> [Extracted material]
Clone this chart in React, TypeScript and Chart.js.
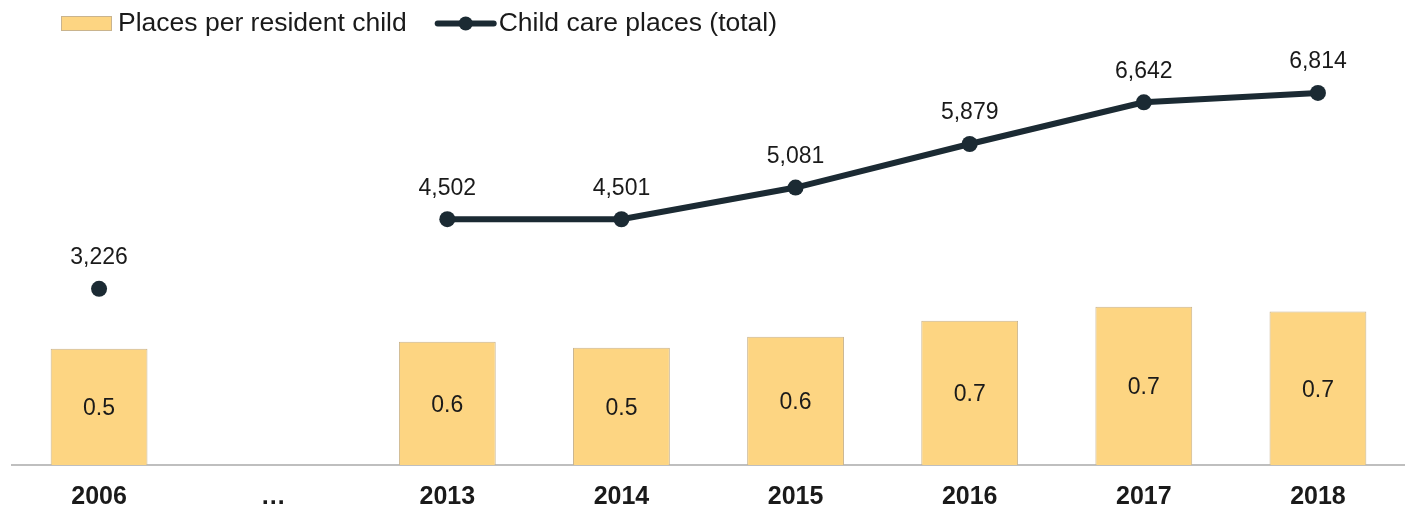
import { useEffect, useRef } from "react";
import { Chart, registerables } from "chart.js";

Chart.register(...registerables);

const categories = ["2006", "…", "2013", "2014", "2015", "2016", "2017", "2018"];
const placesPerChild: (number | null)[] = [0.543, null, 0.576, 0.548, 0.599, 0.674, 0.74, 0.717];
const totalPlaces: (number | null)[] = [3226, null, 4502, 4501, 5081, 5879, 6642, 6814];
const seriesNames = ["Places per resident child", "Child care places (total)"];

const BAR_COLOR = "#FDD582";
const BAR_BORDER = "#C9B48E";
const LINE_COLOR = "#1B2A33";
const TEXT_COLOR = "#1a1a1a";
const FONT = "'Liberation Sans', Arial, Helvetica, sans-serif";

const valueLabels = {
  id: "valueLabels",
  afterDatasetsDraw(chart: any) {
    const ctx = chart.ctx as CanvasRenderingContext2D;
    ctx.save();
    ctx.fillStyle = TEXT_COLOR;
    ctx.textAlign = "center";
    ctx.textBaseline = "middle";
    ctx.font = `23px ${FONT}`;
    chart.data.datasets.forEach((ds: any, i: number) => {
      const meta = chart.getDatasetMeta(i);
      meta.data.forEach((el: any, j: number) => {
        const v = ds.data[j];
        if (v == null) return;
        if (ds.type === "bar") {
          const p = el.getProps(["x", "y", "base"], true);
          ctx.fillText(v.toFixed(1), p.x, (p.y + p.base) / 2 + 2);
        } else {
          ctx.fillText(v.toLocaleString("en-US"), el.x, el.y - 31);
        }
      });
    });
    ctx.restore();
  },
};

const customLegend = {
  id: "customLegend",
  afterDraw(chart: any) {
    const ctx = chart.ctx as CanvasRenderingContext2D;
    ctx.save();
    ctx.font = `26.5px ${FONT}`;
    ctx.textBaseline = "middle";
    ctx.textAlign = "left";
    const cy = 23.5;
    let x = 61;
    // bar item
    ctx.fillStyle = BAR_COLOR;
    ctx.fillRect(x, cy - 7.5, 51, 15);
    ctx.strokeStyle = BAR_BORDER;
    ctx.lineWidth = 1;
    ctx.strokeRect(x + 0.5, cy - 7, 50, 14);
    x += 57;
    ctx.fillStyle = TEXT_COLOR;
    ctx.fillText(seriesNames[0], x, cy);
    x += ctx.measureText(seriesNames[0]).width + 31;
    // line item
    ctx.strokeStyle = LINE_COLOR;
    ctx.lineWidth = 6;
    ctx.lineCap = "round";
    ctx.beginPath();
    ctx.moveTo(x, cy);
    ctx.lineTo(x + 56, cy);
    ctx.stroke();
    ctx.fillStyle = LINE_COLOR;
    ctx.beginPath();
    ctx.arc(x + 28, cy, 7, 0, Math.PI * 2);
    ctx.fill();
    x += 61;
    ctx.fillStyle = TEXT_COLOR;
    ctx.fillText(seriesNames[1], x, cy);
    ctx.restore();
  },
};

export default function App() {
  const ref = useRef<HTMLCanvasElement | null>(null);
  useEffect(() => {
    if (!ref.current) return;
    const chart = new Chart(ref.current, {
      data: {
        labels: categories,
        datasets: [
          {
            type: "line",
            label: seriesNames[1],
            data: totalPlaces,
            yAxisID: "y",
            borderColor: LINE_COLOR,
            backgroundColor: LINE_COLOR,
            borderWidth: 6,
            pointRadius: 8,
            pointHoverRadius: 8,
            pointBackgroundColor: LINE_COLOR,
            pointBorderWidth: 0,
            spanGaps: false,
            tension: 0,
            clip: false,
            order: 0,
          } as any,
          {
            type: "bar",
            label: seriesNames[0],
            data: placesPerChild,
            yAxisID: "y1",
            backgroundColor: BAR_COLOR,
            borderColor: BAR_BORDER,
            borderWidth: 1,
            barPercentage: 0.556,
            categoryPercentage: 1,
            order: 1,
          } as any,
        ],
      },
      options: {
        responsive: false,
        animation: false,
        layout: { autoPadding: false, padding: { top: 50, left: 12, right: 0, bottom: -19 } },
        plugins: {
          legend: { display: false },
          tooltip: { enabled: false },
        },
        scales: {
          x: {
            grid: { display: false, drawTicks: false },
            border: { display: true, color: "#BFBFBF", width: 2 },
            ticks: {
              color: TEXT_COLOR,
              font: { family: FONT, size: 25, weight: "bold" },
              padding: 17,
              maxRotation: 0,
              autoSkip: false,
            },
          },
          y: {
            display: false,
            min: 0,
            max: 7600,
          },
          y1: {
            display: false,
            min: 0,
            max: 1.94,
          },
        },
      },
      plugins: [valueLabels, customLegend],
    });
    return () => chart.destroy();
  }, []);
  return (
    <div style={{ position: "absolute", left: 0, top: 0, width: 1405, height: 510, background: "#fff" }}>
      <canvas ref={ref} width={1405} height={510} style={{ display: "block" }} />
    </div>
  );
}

--

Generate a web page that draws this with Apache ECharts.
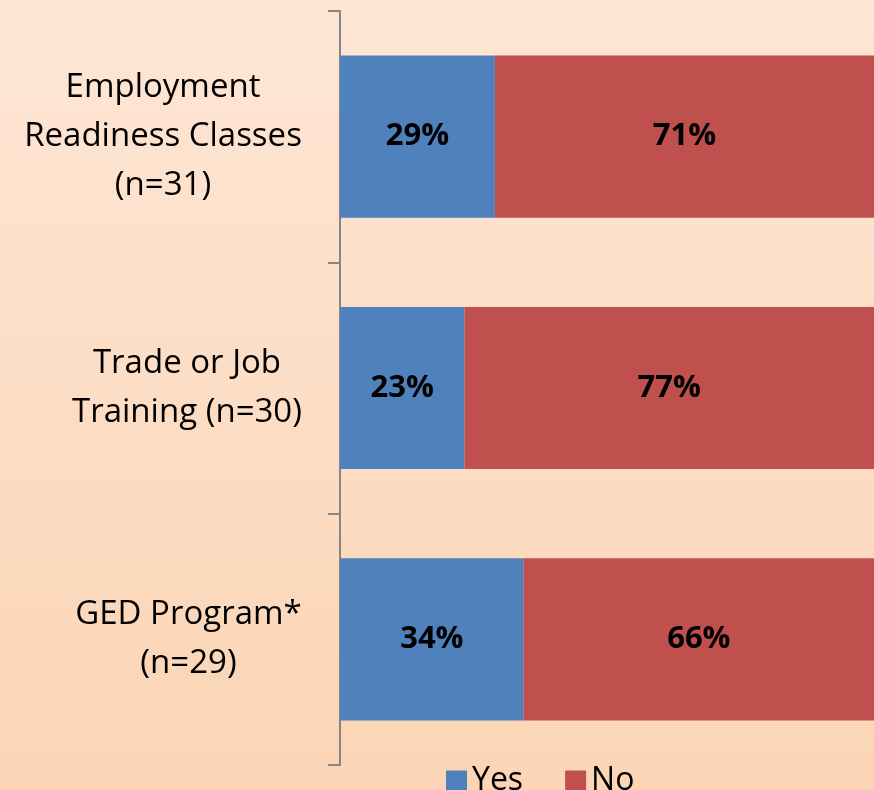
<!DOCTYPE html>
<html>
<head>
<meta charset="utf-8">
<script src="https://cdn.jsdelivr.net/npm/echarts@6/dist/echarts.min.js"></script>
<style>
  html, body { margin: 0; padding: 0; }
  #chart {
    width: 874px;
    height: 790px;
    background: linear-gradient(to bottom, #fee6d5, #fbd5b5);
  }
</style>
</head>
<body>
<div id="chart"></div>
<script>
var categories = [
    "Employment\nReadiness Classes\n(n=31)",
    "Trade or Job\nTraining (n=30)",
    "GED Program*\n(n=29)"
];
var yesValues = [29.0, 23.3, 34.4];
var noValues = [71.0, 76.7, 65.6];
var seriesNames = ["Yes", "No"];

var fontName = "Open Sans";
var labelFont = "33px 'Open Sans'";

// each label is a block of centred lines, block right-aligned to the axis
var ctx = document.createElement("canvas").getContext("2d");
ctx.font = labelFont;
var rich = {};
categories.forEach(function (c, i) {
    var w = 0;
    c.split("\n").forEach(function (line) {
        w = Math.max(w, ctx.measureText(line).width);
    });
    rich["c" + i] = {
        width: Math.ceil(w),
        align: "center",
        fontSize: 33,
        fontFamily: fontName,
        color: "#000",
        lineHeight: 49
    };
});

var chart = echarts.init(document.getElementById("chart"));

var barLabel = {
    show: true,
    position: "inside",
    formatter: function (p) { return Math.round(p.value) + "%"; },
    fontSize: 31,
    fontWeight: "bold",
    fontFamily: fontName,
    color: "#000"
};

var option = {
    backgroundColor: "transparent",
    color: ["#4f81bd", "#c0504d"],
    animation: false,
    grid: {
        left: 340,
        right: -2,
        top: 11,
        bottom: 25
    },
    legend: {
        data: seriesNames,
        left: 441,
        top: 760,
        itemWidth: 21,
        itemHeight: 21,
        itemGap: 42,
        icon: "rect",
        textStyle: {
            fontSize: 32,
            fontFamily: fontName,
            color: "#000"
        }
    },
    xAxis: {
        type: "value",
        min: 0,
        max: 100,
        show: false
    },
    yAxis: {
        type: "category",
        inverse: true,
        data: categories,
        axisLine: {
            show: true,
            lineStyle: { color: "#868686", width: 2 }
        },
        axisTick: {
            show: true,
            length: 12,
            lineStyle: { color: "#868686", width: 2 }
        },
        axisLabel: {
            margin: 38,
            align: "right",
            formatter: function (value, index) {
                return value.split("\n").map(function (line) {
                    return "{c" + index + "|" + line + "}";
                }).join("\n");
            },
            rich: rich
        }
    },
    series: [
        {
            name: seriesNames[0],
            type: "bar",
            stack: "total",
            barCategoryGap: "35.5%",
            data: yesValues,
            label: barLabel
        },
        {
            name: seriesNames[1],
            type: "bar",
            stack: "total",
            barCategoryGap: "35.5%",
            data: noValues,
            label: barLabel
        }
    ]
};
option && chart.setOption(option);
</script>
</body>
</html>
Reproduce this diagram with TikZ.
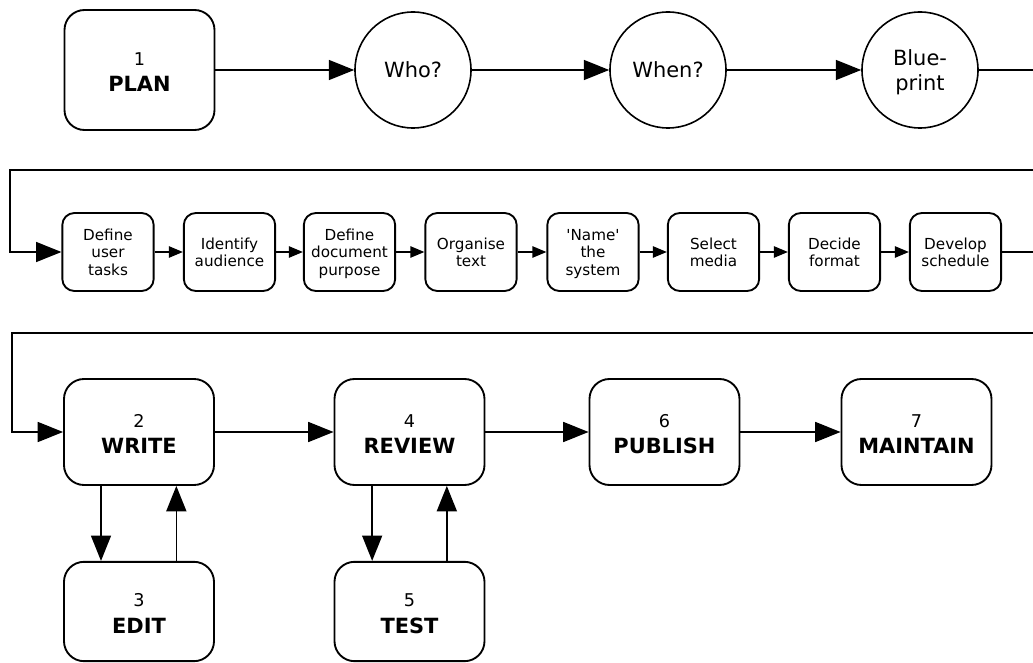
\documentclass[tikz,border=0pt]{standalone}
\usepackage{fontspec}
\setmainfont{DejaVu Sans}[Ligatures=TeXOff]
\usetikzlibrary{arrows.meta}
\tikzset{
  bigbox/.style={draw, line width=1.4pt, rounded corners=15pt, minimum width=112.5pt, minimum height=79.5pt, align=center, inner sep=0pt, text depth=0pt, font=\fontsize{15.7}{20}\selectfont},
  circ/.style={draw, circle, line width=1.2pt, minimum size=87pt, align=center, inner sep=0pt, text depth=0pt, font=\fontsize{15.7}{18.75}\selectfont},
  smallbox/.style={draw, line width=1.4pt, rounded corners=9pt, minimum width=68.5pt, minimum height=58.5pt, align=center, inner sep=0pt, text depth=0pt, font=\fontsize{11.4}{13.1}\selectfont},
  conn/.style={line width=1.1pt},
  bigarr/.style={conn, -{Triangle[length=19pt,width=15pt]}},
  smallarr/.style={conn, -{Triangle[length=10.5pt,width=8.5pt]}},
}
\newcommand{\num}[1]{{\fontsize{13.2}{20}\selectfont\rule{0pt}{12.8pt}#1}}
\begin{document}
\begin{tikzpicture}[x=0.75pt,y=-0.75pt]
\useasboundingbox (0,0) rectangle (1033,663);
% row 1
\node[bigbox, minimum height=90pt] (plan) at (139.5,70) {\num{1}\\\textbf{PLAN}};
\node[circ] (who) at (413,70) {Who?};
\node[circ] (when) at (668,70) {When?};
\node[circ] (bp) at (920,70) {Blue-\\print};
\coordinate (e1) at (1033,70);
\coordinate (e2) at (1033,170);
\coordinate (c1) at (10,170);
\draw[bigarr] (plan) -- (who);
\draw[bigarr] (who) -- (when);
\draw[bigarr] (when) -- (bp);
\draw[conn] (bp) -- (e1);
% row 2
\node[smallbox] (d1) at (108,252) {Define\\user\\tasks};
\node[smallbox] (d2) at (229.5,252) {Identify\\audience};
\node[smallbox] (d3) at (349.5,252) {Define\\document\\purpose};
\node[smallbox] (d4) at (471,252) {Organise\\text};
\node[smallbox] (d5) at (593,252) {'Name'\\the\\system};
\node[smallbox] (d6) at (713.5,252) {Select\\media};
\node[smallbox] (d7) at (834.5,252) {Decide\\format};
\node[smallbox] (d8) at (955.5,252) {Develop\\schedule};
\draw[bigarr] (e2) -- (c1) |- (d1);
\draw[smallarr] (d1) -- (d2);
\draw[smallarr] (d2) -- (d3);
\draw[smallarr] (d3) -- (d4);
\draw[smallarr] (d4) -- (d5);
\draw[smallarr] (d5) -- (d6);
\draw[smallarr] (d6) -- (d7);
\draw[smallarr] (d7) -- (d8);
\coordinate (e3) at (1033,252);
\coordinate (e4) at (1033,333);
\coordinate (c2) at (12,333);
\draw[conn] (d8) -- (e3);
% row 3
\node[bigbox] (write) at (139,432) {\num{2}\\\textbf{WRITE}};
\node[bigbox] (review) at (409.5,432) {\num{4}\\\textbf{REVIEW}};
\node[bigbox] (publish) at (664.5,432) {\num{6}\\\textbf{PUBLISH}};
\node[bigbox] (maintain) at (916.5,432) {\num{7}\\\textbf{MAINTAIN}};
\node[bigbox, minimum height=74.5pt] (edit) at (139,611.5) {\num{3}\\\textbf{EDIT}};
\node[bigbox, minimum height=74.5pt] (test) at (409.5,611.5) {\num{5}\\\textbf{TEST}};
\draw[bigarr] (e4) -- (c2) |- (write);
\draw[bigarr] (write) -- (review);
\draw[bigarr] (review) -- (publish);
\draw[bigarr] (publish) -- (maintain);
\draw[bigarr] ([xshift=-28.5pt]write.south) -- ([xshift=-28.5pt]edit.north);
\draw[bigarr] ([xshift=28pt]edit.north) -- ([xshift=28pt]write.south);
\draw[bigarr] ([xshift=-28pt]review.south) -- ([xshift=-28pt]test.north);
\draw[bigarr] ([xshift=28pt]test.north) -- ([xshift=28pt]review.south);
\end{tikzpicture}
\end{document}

> [To do]
Pull every line containing the word "this" out of the material.

> [Worked answer]
Clone this chart in React, TypeScript and Chart.js.
Generate a web page that draws this with Apache ECharts.
Reproduce this diagram with TikZ.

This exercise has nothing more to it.